Salesforce.com Claims First Industry Initiative for Enterprise Wearable Computing
Salesforce Wear Developer Pack provides sample apps for glasses, wristbands, smartwatches and more.
Salesforce.com this week announced what it claims is the first-ever industry initiative for wearable computing in the enterprise: Salesforce Wear.
The company, known for its customer relationship management (CRM) products, is providing a Salesforce Wear Developer Pack designed for developers building apps to connect enterprises with customers in completely new ways through wearable devices.
The announcement -- following new guidance from Google about how developers should design apps for wearables -- is yet another indication that wearable computing is the hottest new mobile development trend.
"Wearable devices represent the next phase of this mobile revolution," the company quoted Forrester Research analyst J.P. Gownder as stating in a report, "The Enterprise Wearables Journey."
"Perpetually connected wearables will enable workers, partners, and customers to experience new levels of immediacy, simplicity, and context in their mobile computing experiences," Gownder said. "Wearables aren't just a consumer phenomenon; they have the potential to change the way organizations and workers conduct business."
The Salesforce Wear Developer Pack includes a library of open source starter apps to help developers quickly design and build wearable apps connecting to the company's Salesforce1 Platform. That platform is a collection of cloud services such as Force.com, Heroku and ExactTarget Fuel designed to help build apps with open APIs, back-end services, tools for integration, starter templates and developer environments.
Salesforce.com said more than 1.5 million Salesforce1 enterprise developers "can immediately access a growing library of devices, sample code, documentation, demonstrations and reference apps to learn from."
For example, the Wear Pack for Google Glass sample is the first featured app in the library.
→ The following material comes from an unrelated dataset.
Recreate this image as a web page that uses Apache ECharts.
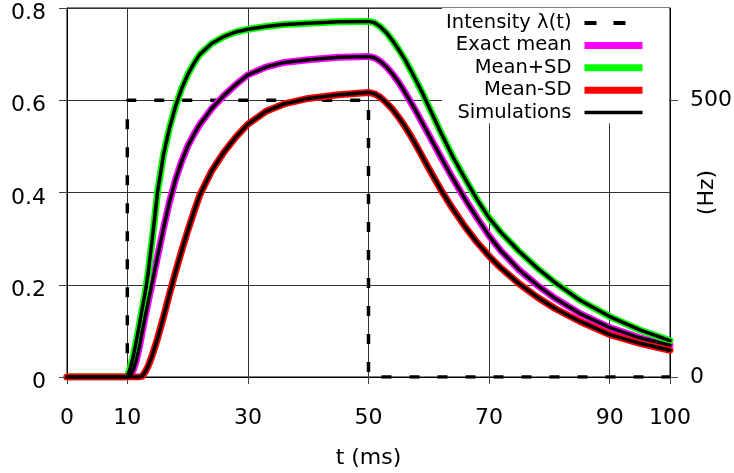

It quickly tells developers the device's company is Google, the OS is Android, the language is Java, the connectivity is Wi-Fi or Bluetooth and the API used is Mirror (REST). The Google Glass entry describes various details about the devices and how they work and provides an instructional YouTube video. It tells developers they will need the Android SDK, the Glass Development Kit and Salesforce Developer Edition.
The sample app, hosted on GitHub, is an on-site inspection app that technicians can use to help navigate through a step-by-step inspection process of something in the field, such as a pipeline, for example. The technicians can issue voice commands to record yes/no responses in Salesforce, take photos, create trouble tickets and search support information. The app dynamically generates an inspection list based on GPS location and completed inspection steps that is stored in a custom Salesforce object.
Similar entries are available for the Android Wear OS, Samsung Gear 2 smartwatch, Myo armband, Nymi biometric identity wristband and Pebble smartwatch. Salesforce also said it will support other devices worn on the face, wrist or body such as from Fitbit, OMsignal, and Phillips.
"All of these new devices have different application architectures, UX patterns and data flows," said Salesforce.com exec Adam Seligman. "The Wear Developer Pack handles the identity, secure API access and plumbing necessary to connect the device to the Salesforce1 Platform, letting the developer focus on innovative new use cases."
Those use cases, the company said, could include personalized customer services from destinations such as casinos, resorts or amusement parks; contextually aware sales apps that could, for example, let a salesperson unobtrusively check an update on a wearable rather than disrupt a meeting by opening up a laptop or checking a phone; and connections to remote technicians, such as oil rig workers or medical device representatives to provide all kinds of data and interactive communication.
"Developers will be able to create apps that connect wearable devices to any business process," Salesforce.com said. "Apps can be built for everything from a 'nudge' on a smartwatch when an urgent approval is required, to secure facilities access via a wristband, to encouraging healthy workforces through fitness challenges using fitness tracking devices."
Salesforce.com quoted an IHS white paper, titled "Wearable Technology - Market Assessment," that estimates some 50 million wearable devices will be sold this year, with more than 180 million sold in 2018. "With the massive number of devices coming into market, it is imperative that companies understand how consumers will operate in a hands-free world," Salesforce.com said. "Wearables are the future of mobile, and companies can now discover new ways to market, sell, service and more."
The developer pack is now generally available with all Salesforce CRM or Salesforce Platform user licenses.
David Ramel is the editor of Visual Studio Magazine.